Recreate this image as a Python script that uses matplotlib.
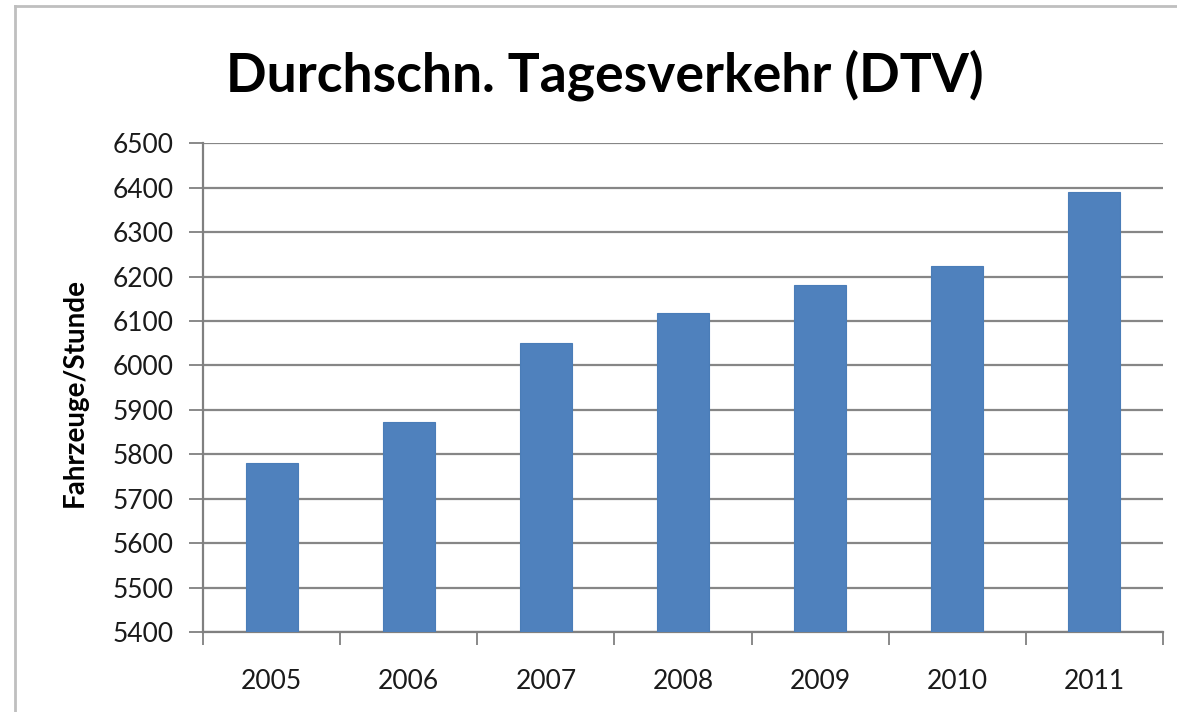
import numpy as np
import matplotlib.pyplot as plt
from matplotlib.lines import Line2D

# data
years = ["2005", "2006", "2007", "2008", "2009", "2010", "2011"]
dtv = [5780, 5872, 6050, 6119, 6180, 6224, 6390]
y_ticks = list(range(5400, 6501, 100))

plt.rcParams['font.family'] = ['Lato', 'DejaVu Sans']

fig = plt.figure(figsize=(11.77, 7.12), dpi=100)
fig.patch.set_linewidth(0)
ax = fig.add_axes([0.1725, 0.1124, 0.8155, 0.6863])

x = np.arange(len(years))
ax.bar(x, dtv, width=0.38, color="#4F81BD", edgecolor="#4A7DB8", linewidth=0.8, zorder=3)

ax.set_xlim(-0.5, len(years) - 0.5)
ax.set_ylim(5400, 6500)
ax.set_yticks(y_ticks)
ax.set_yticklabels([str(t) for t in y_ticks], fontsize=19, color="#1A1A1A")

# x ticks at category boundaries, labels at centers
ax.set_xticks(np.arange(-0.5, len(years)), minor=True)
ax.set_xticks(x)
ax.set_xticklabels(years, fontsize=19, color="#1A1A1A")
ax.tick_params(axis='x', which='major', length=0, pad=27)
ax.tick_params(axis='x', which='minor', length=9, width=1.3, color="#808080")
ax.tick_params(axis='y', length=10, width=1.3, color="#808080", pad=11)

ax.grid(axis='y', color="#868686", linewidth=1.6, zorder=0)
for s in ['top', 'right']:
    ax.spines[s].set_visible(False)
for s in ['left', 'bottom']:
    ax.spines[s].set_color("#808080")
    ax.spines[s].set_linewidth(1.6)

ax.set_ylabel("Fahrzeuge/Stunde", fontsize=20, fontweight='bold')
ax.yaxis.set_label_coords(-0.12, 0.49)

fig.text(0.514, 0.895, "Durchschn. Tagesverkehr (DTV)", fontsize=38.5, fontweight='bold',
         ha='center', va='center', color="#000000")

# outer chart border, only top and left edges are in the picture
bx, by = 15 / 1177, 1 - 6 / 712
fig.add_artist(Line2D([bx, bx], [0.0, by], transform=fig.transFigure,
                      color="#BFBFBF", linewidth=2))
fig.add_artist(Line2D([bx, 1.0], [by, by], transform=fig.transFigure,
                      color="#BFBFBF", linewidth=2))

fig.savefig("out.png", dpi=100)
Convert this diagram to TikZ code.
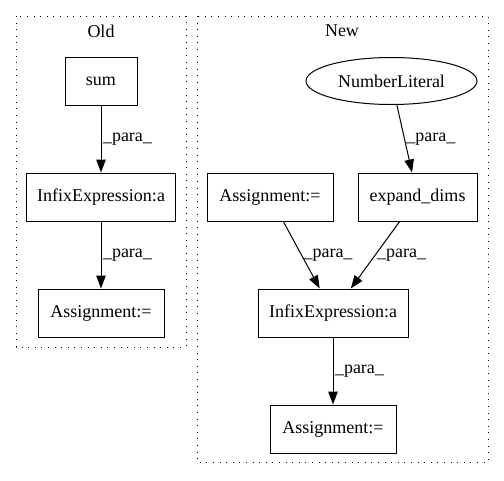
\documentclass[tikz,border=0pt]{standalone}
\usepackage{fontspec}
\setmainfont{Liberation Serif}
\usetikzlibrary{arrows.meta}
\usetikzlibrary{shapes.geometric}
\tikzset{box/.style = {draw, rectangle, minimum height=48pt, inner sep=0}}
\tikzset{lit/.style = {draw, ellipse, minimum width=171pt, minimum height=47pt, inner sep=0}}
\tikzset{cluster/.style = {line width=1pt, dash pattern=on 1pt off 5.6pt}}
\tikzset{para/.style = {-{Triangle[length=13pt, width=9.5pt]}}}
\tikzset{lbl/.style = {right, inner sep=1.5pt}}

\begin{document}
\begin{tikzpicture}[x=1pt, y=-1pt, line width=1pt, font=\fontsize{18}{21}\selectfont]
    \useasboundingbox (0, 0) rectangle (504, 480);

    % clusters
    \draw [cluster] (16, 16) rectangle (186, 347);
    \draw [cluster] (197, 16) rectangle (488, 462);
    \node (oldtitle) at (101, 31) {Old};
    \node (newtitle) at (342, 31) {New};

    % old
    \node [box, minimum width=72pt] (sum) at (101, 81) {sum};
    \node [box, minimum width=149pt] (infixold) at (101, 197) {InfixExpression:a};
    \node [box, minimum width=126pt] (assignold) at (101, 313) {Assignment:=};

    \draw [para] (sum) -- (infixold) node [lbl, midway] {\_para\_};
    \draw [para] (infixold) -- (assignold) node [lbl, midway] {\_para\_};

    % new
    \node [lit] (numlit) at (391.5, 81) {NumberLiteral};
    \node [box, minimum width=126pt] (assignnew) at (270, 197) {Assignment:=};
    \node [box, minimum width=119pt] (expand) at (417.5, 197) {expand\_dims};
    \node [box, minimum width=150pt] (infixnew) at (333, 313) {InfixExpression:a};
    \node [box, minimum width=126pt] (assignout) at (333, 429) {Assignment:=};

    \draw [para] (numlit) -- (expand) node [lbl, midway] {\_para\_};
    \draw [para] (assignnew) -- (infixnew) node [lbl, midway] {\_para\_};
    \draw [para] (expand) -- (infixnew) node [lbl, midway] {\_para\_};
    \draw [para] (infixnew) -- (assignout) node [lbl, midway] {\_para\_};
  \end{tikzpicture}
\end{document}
◇ ◇ ◇
Given problem:
For the material above, give again only the lines starting at the line that contains "Convert this diagram to TikZ code." and ending at the line that contains "(infixold) -- (assignold)". Pictures do not belong in the copy.

Answer to the problem:
Convert this diagram to TikZ code.
\documentclass[tikz,border=0pt]{standalone}
\usepackage{fontspec}
\setmainfont{Liberation Serif}
\usetikzlibrary{arrows.meta}
\usetikzlibrary{shapes.geometric}
\tikzset{box/.style = {draw, rectangle, minimum height=48pt, inner sep=0}}
\tikzset{lit/.style = {draw, ellipse, minimum width=171pt, minimum height=47pt, inner sep=0}}
\tikzset{cluster/.style = {line width=1pt, dash pattern=on 1pt off 5.6pt}}
\tikzset{para/.style = {-{Triangle[length=13pt, width=9.5pt]}}}
\tikzset{lbl/.style = {right, inner sep=1.5pt}}

\begin{document}
\begin{tikzpicture}[x=1pt, y=-1pt, line width=1pt, font=\fontsize{18}{21}\selectfont]
    \useasboundingbox (0, 0) rectangle (504, 480);

    % clusters
    \draw [cluster] (16, 16) rectangle (186, 347);
    \draw [cluster] (197, 16) rectangle (488, 462);
    \node (oldtitle) at (101, 31) {Old};
    \node (newtitle) at (342, 31) {New};

    % old
    \node [box, minimum width=72pt] (sum) at (101, 81) {sum};
    \node [box, minimum width=149pt] (infixold) at (101, 197) {InfixExpression:a};
    \node [box, minimum width=126pt] (assignold) at (101, 313) {Assignment:=};

    \draw [para] (sum) -- (infixold) node [lbl, midway] {\_para\_};
    \draw [para] (infixold) -- (assignold) node [lbl, midway] {\_para\_};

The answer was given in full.